- Genre: Comedy; Documentary;
- Written by: Courtenay Singer; Barry Gribble; Mary Casey; Mike Kane; Emma Rigney;
- Directed by: David P. Levin
- Music by: Joel Beckerman; Shawn K. Clement;
- Country of origin: United States
- Original language: English
- No. of seasons: 1
- No. of episodes: 14

Production
- Editor: Shaun Gildea
- Running time: 22-26 minutes

Original release
- Network: Animal Planet
- Release: December 7, 2007 – 2008

= The A-List (2007 TV series) =

The A-List is a 14 episode reality television series directed by David P. Levin for Animal Planet. Every episode classifies animals into categories for which they are known best. It was shown on Animal Planet from 2007–2008. Each episode of the series has a celebrity or comedian guest star who is tangentially related to the premise of the episode (Such as Gloria Gaynor, singer of I Will Survive, appearing in the episode 'Survivors') to narrate while footage of each animal in the ranking is played.
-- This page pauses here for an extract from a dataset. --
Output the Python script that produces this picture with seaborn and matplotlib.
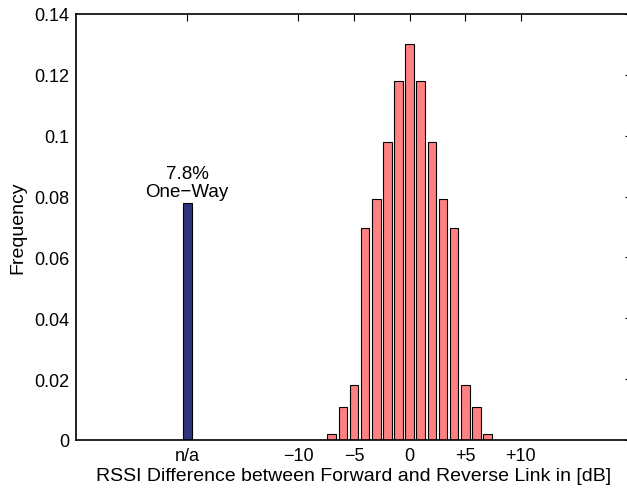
"""RSSI difference histogram between forward and reverse link."""
import matplotlib
matplotlib.use("Agg")
import matplotlib.pyplot as plt
import pandas as pd
import seaborn as sns

# RSSI difference bins in dB and their frequencies
diff_db = [-7, -6, -5, -4, -3, -2, -1, 0, 1, 2, 3, 4, 5, 6, 7]
freq = [0.002, 0.0107, 0.018, 0.0695, 0.0793, 0.098, 0.118, 0.13,
        0.118, 0.098, 0.0793, 0.0695, 0.018, 0.0107, 0.002]

# one-way links have no RSSI difference, shown at a separate slot
oneway_pos = -20
oneway_freq = 0.078

tick_pos = [-20, -10, -5, 0, 5, 10]
tick_labels = ['n/a', '\u221210', '\u22125', '0', '+5', '+10']

sns.set_style('white')
plt.rcParams['font.family'] = ['Liberation Sans', 'DejaVu Sans']
plt.rcParams['text.color'] = 'black'
plt.rcParams['axes.labelcolor'] = 'black'
plt.rcParams['xtick.color'] = 'black'
plt.rcParams['ytick.color'] = 'black'

df = pd.DataFrame({
    'x': [oneway_pos] + diff_db,
    'y': [oneway_freq] + freq,
    'kind': ['oneway'] + ['two'] * len(diff_db),
})

fig = plt.figure(figsize=(6.27, 4.89), dpi=100)
ax = fig.add_axes([0.1212, 0.0982, 0.8868, 0.8712])

sns.barplot(data=df, x='x', y='y', hue='kind', native_scale=True, dodge=False,
            palette={'oneway': '#30347e', 'two': '#ff8080'}, width=0.78,
            saturation=1, edgecolor='black', linewidth=0.8, legend=False, ax=ax)

ax.text(oneway_pos, oneway_freq + 0.0008, '7.8%\nOne\u2212Way', ha='center', va='bottom',
        fontsize=13.5, linespacing=1.1)

ax.set_xlim(-30, 20)
ax.set_ylim(0, 0.14)
ax.set_xticks(tick_pos)
ax.set_xticklabels(tick_labels)
ax.set_yticks([0, 0.02, 0.04, 0.06, 0.08, 0.1, 0.12, 0.14])
ax.set_yticklabels(['0', '0.02', '0.04', '0.06', '0.08', '0.1', '0.12', '0.14'])
ax.tick_params(direction='in', top=True, right=True, length=5, width=0.8,
               labelsize=13, pad=5)
for s in ax.spines.values():
    s.set_linewidth(1.2)
    s.set_color('black')

ax.set_xlabel('RSSI Difference between Forward and Reverse Link in [dB]', fontsize=14,
              labelpad=2)
ax.set_ylabel('Frequency', fontsize=14, labelpad=5)

fig.savefig('out.png', dpi=100)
To market the show animal planets website released a 'Flirt of the Month' 2008 pin up calendar, two Adobe Flash games, and a "who's on your a-list" section of their website where viewers could vote for their own animal rankings. The show shares many similarities with Animal Planet's prior ranking series The Most Extreme, with many of the episode titles, animal subjects and rankings being lifted directly from it.

==Episodes==

Season 1
| No. Overall | Original Airdate | Title | Guest Star |
|---|---|---|---|
| 1 | December 7, 2007 | Troublemakers | Danny Bonaduce |
| 2 | December 7, 2007 | Outrageous Flirts | Jackee Harry |
| 3 | December 14, 2007 | Dads | James Eckhouse & Don Grady |
| 4 | December 14, 2007 | Survivors | Gloria Gaynor & Colby Donaldson |
| 5 | December 21, 2007 | Lovers | Trista Sutter & Ryan Sutter |
| 6 | December 21, 2007 | Loudmouths | Gilbert Gottfried |
| 7 | January 4, 2008 | Moms | Shirley Jones |
| 8 | January 11, 2008 | Cheaters | Wayne Hoffman |
| 9 | January 18, 2008 | Horrors | unknown |
| 10 | January 25, 2008 | Animal Myths | unknown |
| 11 | February 1, 2008 | Hissy Fits | unknown |
| 12 | 2008 | Gluttons | unknown |
| 13 | 2008 | Gross Outs | unknown |
| 14 | 2008 | Fashion Disasters | unknown |

== Creature Countdowns ==
The Animal Planet possessed a typed compilation of all the rankings made on the show, as well as twenty-two rankings that were not made into episodes. These non-episode rankings included:

1. Animal Dieters
2. Weirdest Animal Weapons
3. Animal Gourmets
4. Animal Workaholics
5. Animal Transformers
6. Ugliest Animals
7. Pet Vacation Spots
8. Animal Treehuggers
9. "Green" Animals
10. Dog Park Tips
11. Smartest Animals
12. Animal Performers
13. Animal Thieves
14. Animal Adaptations
15. Animal Exercises
16. Animal Skills
17. Animal Oddities
18. Predators
19. Mythical Animals
20. Extinct Animals
21. Presidential Pups
22. Animal Versus Aircraft Stories

==Reception==
Common Sense Media rated the show 3 out of 5 stars.